Nvidia shares jumped to $15.11 in after-hours trading after closing at $14.47.
The company reported third-quarter net income more than doubled to $178.3 million, or 29 cents a share as revenue rose five percent to $1.06 billion, also ahead of estimates.
Analysts expected Nvidia to report third quarter net around 26 cents a share on revenue around $1.06 billion. A year ago, Nvidia reported a net income of $84.9 million, or 15 cents, on revenue of $843.9 million.
Nvidia CEO Jen-Hsun Huang said the Santa Clara, Calif.-based semiconductor designer expects fourth-quarter revenue to be relatively flat, although it could rise as much as two percent. In the year-ago quarter, revenue was $884.6 million.
Huang is expected to discuss results later on Thursday with investors.
The after-market push means Nvidia shares have gained nearly 18 percent since August, although they are off six percent this year.
Founded in 1993 by alumni of semiconductor powerhouses Advanced Micro Devices and LSI, Nvidia engineers designed the graphics processing unit (GPU) now the keystone of computer graphics, and got them designed into most desktops and laptops.
While 60 percent of revenue still comes from the PC market, where growth is easing, Nvidia is going upstream, with its new chips designed into smartphones, workstations and supercomputers.
Huang may provide more details on the impact of the European financial crisis on sales, the impact of Thailand's floods, which have devastated many parts of the electronics sector and prospects for new, higher-end products.
Look for multiple headwinds, said Wedbush Securities analysts Betsy Van Hees, who expects Nvidia's results to match consensus expectations.
Under Huang, 48, Nvidia has moved up the technology chain both with new designs as well as acquisitions. To better compete against Texas Instruments and Qualcomm, the company acquired Britain's Icera for $367 million this year to position itself for the burgeoning smartphone sector.
The purchase provided Nvidia with baseband support needed to run graphics on smartphones. Its Tegra 2 family already is designed into tablets like Motorola Mobility's Xoom and Samsung Electronics's Galaxy Tab.

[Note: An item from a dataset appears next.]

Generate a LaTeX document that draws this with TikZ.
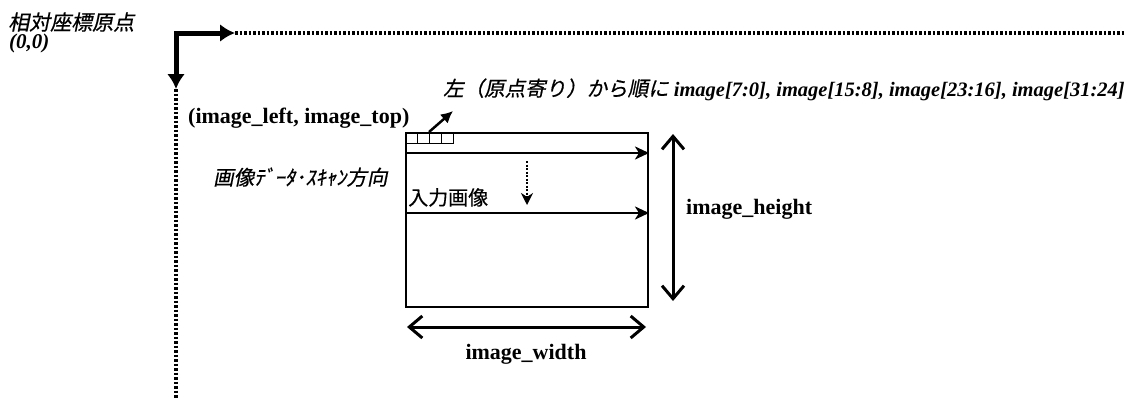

Last month, Nvidia said it would ship 18,000 Tesla GPUs to the U.S. government's Oak Ridge National Laboratories to enable its Titan supercomputer to perform faster graphics modeling. Because the GPUs handle many applications in parallel, they speed up servers based on older forms of central processing units.
Nvidia chips are now being designed into three of the top five of the top supercomputer platforms, said Steve Scott, chief technology officer. The executive formerly worked for Cray, one of the pioneers in the sector.
CEO Huang had previously estimated Nvidia's third-quarter revenue would range between $ 1.06 and $1.07 billion.
Meanwhile, Nvidia reported its cash pile had increased yet again to $2.7 billion. The money can be used for acquisitions, new products as well as reserving space on the chip foundry lines that assemble all of its products.
The company's market capitalization is $8.74 billion; enterprise value is $6.2 billion.